Data listing
— Start —
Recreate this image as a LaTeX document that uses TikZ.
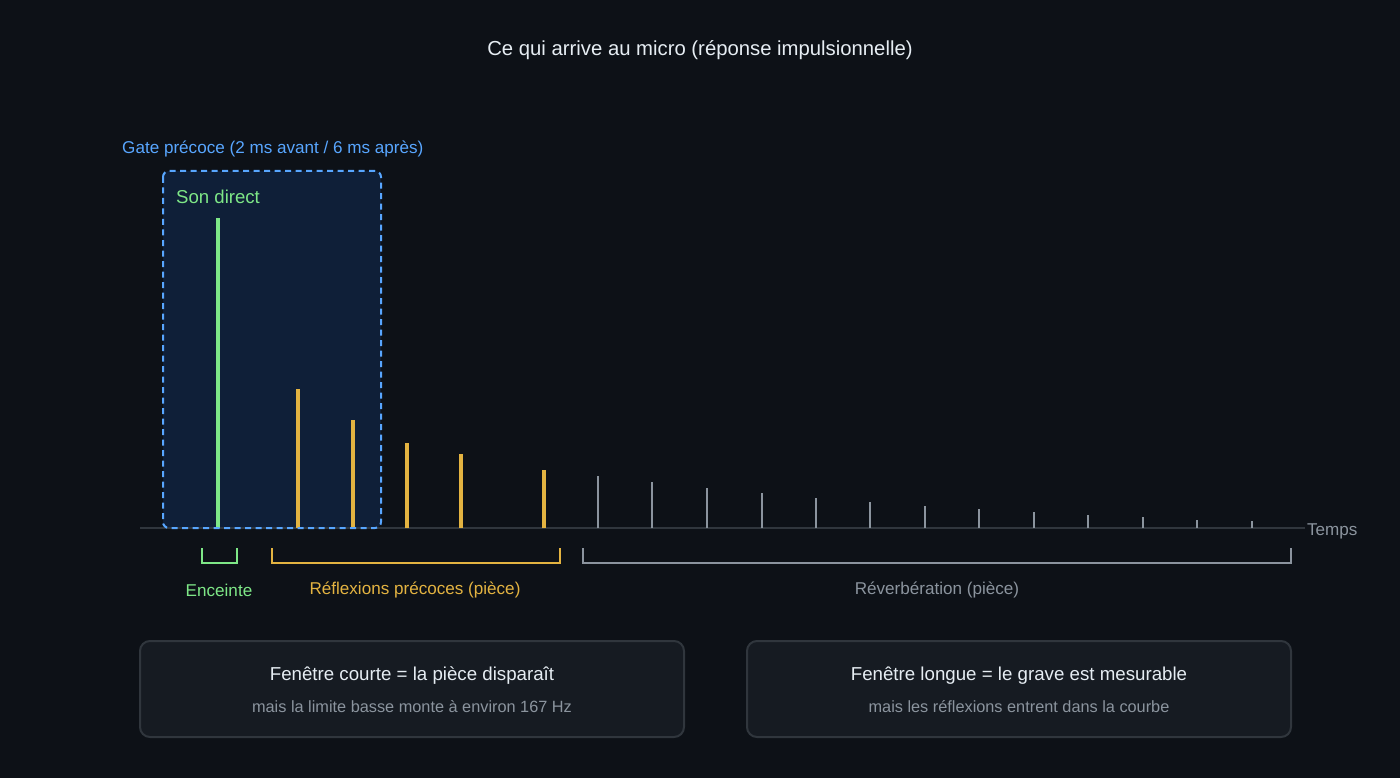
\documentclass[tikz,border=0pt]{standalone}
\usepackage{fontspec}
\setmainfont{Liberation Sans}
\definecolor{bg}{HTML}{0D1117}
\definecolor{txt}{HTML}{E6EDF3}
\definecolor{gblue}{HTML}{58A6FF}
\definecolor{gfill}{HTML}{0F1F38}
\definecolor{ggreen}{HTML}{7EE787}
\definecolor{gyellow}{HTML}{E3B341}
\definecolor{ggray}{HTML}{8B949E}
\definecolor{axisc}{HTML}{30363D}
\definecolor{boxfill}{HTML}{161B22}
\definecolor{boxline}{HTML}{30363D}
\tikzset{
  lbl/.style={inner sep=0pt, outer sep=0pt, font=\fontsize{17.1}{20}\selectfont},
  spikeG/.style={ggreen, line width=4pt},
  spikeY/.style={gyellow, line width=3.3pt},
  spikeR/.style={ggray, line width=2.8pt},
  brk/.style={line width=2.2pt, line join=miter},
  infobox/.style={draw=boxline, fill=boxfill, line width=2pt, rounded corners=10pt,
    minimum width=544pt, minimum height=96pt, inner sep=0pt},
  boxtitle/.style={inner sep=0pt, text=txt, font=\fontsize{18.7}{22}\selectfont},
  boxsub/.style={inner sep=0pt, text=ggray, font=\fontsize{16.3}{19}\selectfont},
}
\begin{document}
\begin{tikzpicture}[x=1pt,y=-1pt]
\fill[bg] (0,0) rectangle (1400,778);
\useasboundingbox (0,0) rectangle (1400,778);

\node[inner sep=0pt, text=txt, font=\fontsize{20.3}{24}\selectfont] (title) at (700,50.5) {Ce qui arrive au micro (réponse impulsionnelle)};

% gate region
\fill[gfill, rounded corners=6pt] (163,171) rectangle (381,528);
\node[inner sep=0pt, anchor=west, text=gblue, font=\fontsize{17.1}{20}\selectfont] (gatelbl) at (122,148.5) {Gate précoce (2 ms avant / 6 ms après)};
\node[inner sep=0pt, anchor=west, text=ggreen, font=\fontsize{18.6}{22}\selectfont] (sondirect) at (176,197) {Son direct};

% axis
\draw[axisc, line width=2pt] (140,528) -- (1305,528);
\node[lbl, anchor=west, text=ggray] (temps) at (1307,531) {Temps};

% spikes
\draw[spikeG] (218,528) -- (218,218);
\foreach \x/\t in {298/389, 353/420, 407/443, 461/454, 544/470}
  \draw[spikeY] (\x,528) -- (\x,\t);
\foreach \x/\t in {598/476, 652/482, 707/488, 762/493, 816/498, 870/502, 925/506, 979/509, 1034/512, 1088/515, 1143/516.5, 1197/519.5, 1252/521}
  \draw[spikeR] (\x,528) -- (\x,\t);

% gate border
\draw[gblue, line width=2pt, dash pattern=on 6pt off 4.5pt, rounded corners=6pt] (163,171) rectangle (381,528);

% brackets
\draw[brk, ggreen] (202,548) |- (237,563) -- (237,548);
\draw[brk, gyellow] (272,548) |- (560,563) -- (560,548);
\draw[brk, ggray] (583,548) |- (1291,563) -- (1291,548);
\node[lbl, text=ggreen] (enc) at (219,590) {Enceinte};
\node[lbl, text=gyellow] (refl) at (415,590) {Réflexions précoces (pièce)};
\node[lbl, text=ggray] (rev) at (937,590) {Réverbération (pièce)};

% info boxes
\node[infobox] (boxL) at (412,689) {};
\node[infobox] (boxR) at (1019,689) {};
\node[boxtitle] (tL) at (412,675.5) {Fenêtre courte = la pièce disparaît};
\node[boxsub] (sL) at (412,707) {mais la limite basse monte à environ 167 Hz};
\node[boxtitle] (tR) at (1019,675.5) {Fenêtre longue = le grave est mesurable};
\node[boxsub] (sR) at (1019,707) {mais les réflexions entrent dans la courbe};
\end{tikzpicture}
\end{document}
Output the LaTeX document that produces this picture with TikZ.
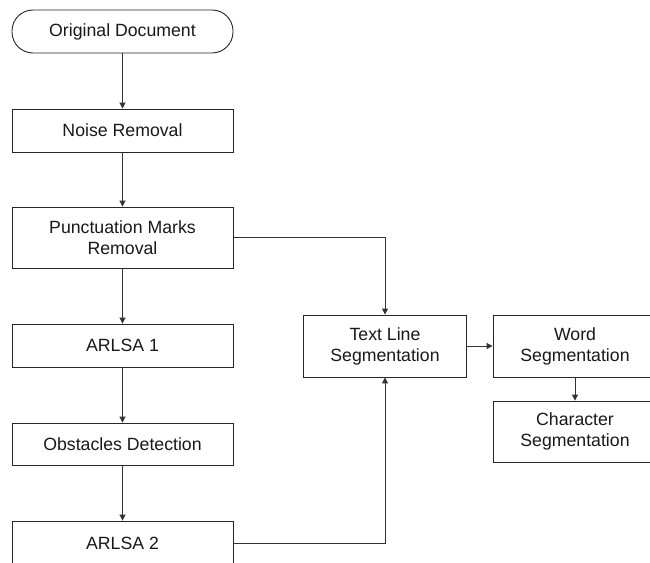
\documentclass[tikz,border=0pt]{standalone}
\usepackage{fontspec}
\setmainfont{Liberation Sans}
\usetikzlibrary{arrows.meta}
\begin{document}
\begin{tikzpicture}[x=1pt,y=-1pt,
  box/.style={draw=black!85, line width=0.9pt, fill=white, inner sep=0pt, align=center,
    font=\fontsize{17.7}{21}\selectfont, text=black!90},
  term/.style={box, rounded corners=21pt},
  conn/.style={draw=black!80, line width=1pt, -{Triangle[width=6pt,length=6pt]}}]
\useasboundingbox (0,0) rectangle (650,562);
\clip (0,0) rectangle (650,562);
\node[term, minimum width=221pt, minimum height=43pt] (orig) at (122.5,31.5) {Original Document};
\node[box, minimum width=221pt, minimum height=43pt] (noise) at (122.5,130.5) {Noise Removal};
\node[box, minimum width=221pt, minimum height=61pt] (punct) at (122.5,237.5) {Punctuation Marks\\Removal};
\node[box, minimum width=221pt, minimum height=43pt] (arl1) at (122.5,345.5) {ARLSA 1};
\node[box, minimum width=221pt, minimum height=42pt] (obst) at (122.5,444) {Obstacles Detection};
\node[box, minimum width=221pt, minimum height=44pt] (arl2) at (122.5,543) {ARLSA 2};
\node[box, minimum width=163pt, minimum height=62pt] (tls) at (385,346) {Text Line\\Segmentation};
\node[box, minimum width=164pt, minimum height=62pt] (ws) at (575,346) {Word\\Segmentation};
\node[box, minimum width=164pt, minimum height=61pt] (cs) at (575,431.5) {Character\\Segmentation};
\draw[conn] (orig) -- (noise);
\draw[conn] (noise) -- (punct);
\draw[conn] (punct) -- (arl1);
\draw[conn] (arl1) -- (obst);
\draw[conn] (obst) -- (arl2);
\draw[conn] (punct.east) -| (tls.north);
\draw[conn] (arl2.east) -| (tls.south);
\draw[conn] (tls) -- (ws);
\draw[conn] (ws) -- (cs);
\end{tikzpicture}
\end{document}
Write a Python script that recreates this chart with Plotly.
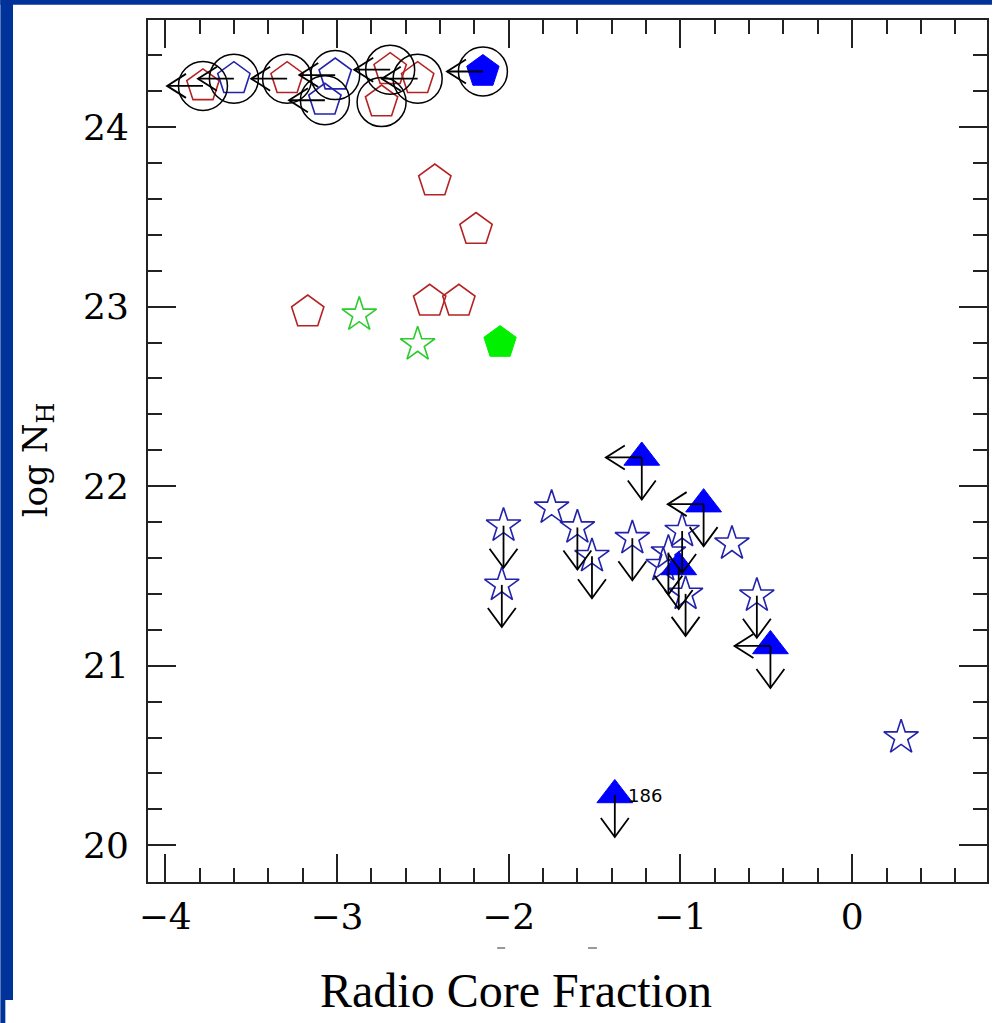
— End —
### Problem to solve
Pictures are excluded; repeat every record exactly.

### Task response
Recreate this image as a LaTeX document that uses TikZ.
\documentclass[tikz,border=0pt]{standalone}
\usepackage{fontspec}
\setmainfont{Liberation Sans}
\definecolor{bg}{HTML}{0D1117}
\definecolor{txt}{HTML}{E6EDF3}
\definecolor{gblue}{HTML}{58A6FF}
\definecolor{gfill}{HTML}{0F1F38}
\definecolor{ggreen}{HTML}{7EE787}
\definecolor{gyellow}{HTML}{E3B341}
\definecolor{ggray}{HTML}{8B949E}
\definecolor{axisc}{HTML}{30363D}
\definecolor{boxfill}{HTML}{161B22}
\definecolor{boxline}{HTML}{30363D}
\tikzset{
  lbl/.style={inner sep=0pt, outer sep=0pt, font=\fontsize{17.1}{20}\selectfont},
  spikeG/.style={ggreen, line width=4pt},
  spikeY/.style={gyellow, line width=3.3pt},
  spikeR/.style={ggray, line width=2.8pt},
  brk/.style={line width=2.2pt, line join=miter},
  infobox/.style={draw=boxline, fill=boxfill, line width=2pt, rounded corners=10pt,
    minimum width=544pt, minimum height=96pt, inner sep=0pt},
  boxtitle/.style={inner sep=0pt, text=txt, font=\fontsize{18.7}{22}\selectfont},
  boxsub/.style={inner sep=0pt, text=ggray, font=\fontsize{16.3}{19}\selectfont},
}
\begin{document}
\begin{tikzpicture}[x=1pt,y=-1pt]
\fill[bg] (0,0) rectangle (1400,778);
\useasboundingbox (0,0) rectangle (1400,778);

\node[inner sep=0pt, text=txt, font=\fontsize{20.3}{24}\selectfont] (title) at (700,50.5) {Ce qui arrive au micro (réponse impulsionnelle)};

% gate region
\fill[gfill, rounded corners=6pt] (163,171) rectangle (381,528);
\node[inner sep=0pt, anchor=west, text=gblue, font=\fontsize{17.1}{20}\selectfont] (gatelbl) at (122,148.5) {Gate précoce (2 ms avant / 6 ms après)};
\node[inner sep=0pt, anchor=west, text=ggreen, font=\fontsize{18.6}{22}\selectfont] (sondirect) at (176,197) {Son direct};

% axis
\draw[axisc, line width=2pt] (140,528) -- (1305,528);
\node[lbl, anchor=west, text=ggray] (temps) at (1307,531) {Temps};

% spikes
\draw[spikeG] (218,528) -- (218,218);
\foreach \x/\t in {298/389, 353/420, 407/443, 461/454, 544/470}
  \draw[spikeY] (\x,528) -- (\x,\t);
\foreach \x/\t in {598/476, 652/482, 707/488, 762/493, 816/498, 870/502, 925/506, 979/509, 1034/512, 1088/515, 1143/516.5, 1197/519.5, 1252/521}
  \draw[spikeR] (\x,528) -- (\x,\t);

% gate border
\draw[gblue, line width=2pt, dash pattern=on 6pt off 4.5pt, rounded corners=6pt] (163,171) rectangle (381,528);

% brackets
\draw[brk, ggreen] (202,548) |- (237,563) -- (237,548);
\draw[brk, gyellow] (272,548) |- (560,563) -- (560,548);
\draw[brk, ggray] (583,548) |- (1291,563) -- (1291,548);
\node[lbl, text=ggreen] (enc) at (219,590) {Enceinte};
\node[lbl, text=gyellow] (refl) at (415,590) {Réflexions précoces (pièce)};
\node[lbl, text=ggray] (rev) at (937,590) {Réverbération (pièce)};

% info boxes
\node[infobox] (boxL) at (412,689) {};
\node[infobox] (boxR) at (1019,689) {};
\node[boxtitle] (tL) at (412,675.5) {Fenêtre courte = la pièce disparaît};
\node[boxsub] (sL) at (412,707) {mais la limite basse monte à environ 167 Hz};
\node[boxtitle] (tR) at (1019,675.5) {Fenêtre longue = le grave est mesurable};
\node[boxsub] (sR) at (1019,707) {mais les réflexions entrent dans la courbe};
\end{tikzpicture}
\end{document}
Output the LaTeX document that produces this picture with TikZ.
\documentclass[tikz,border=0pt]{standalone}
\usepackage{fontspec}
\setmainfont{Liberation Sans}
\usetikzlibrary{arrows.meta}
\begin{document}
\begin{tikzpicture}[x=1pt,y=-1pt,
  box/.style={draw=black!85, line width=0.9pt, fill=white, inner sep=0pt, align=center,
    font=\fontsize{17.7}{21}\selectfont, text=black!90},
  term/.style={box, rounded corners=21pt},
  conn/.style={draw=black!80, line width=1pt, -{Triangle[width=6pt,length=6pt]}}]
\useasboundingbox (0,0) rectangle (650,562);
\clip (0,0) rectangle (650,562);
\node[term, minimum width=221pt, minimum height=43pt] (orig) at (122.5,31.5) {Original Document};
\node[box, minimum width=221pt, minimum height=43pt] (noise) at (122.5,130.5) {Noise Removal};
\node[box, minimum width=221pt, minimum height=61pt] (punct) at (122.5,237.5) {Punctuation Marks\\Removal};
\node[box, minimum width=221pt, minimum height=43pt] (arl1) at (122.5,345.5) {ARLSA 1};
\node[box, minimum width=221pt, minimum height=42pt] (obst) at (122.5,444) {Obstacles Detection};
\node[box, minimum width=221pt, minimum height=44pt] (arl2) at (122.5,543) {ARLSA 2};
\node[box, minimum width=163pt, minimum height=62pt] (tls) at (385,346) {Text Line\\Segmentation};
\node[box, minimum width=164pt, minimum height=62pt] (ws) at (575,346) {Word\\Segmentation};
\node[box, minimum width=164pt, minimum height=61pt] (cs) at (575,431.5) {Character\\Segmentation};
\draw[conn] (orig) -- (noise);
\draw[conn] (noise) -- (punct);
\draw[conn] (punct) -- (arl1);
\draw[conn] (arl1) -- (obst);
\draw[conn] (obst) -- (arl2);
\draw[conn] (punct.east) -| (tls.north);
\draw[conn] (arl2.east) -| (tls.south);
\draw[conn] (tls) -- (ws);
\draw[conn] (ws) -- (cs);
\end{tikzpicture}
\end{document}
Write a Python script that recreates this chart with Plotly.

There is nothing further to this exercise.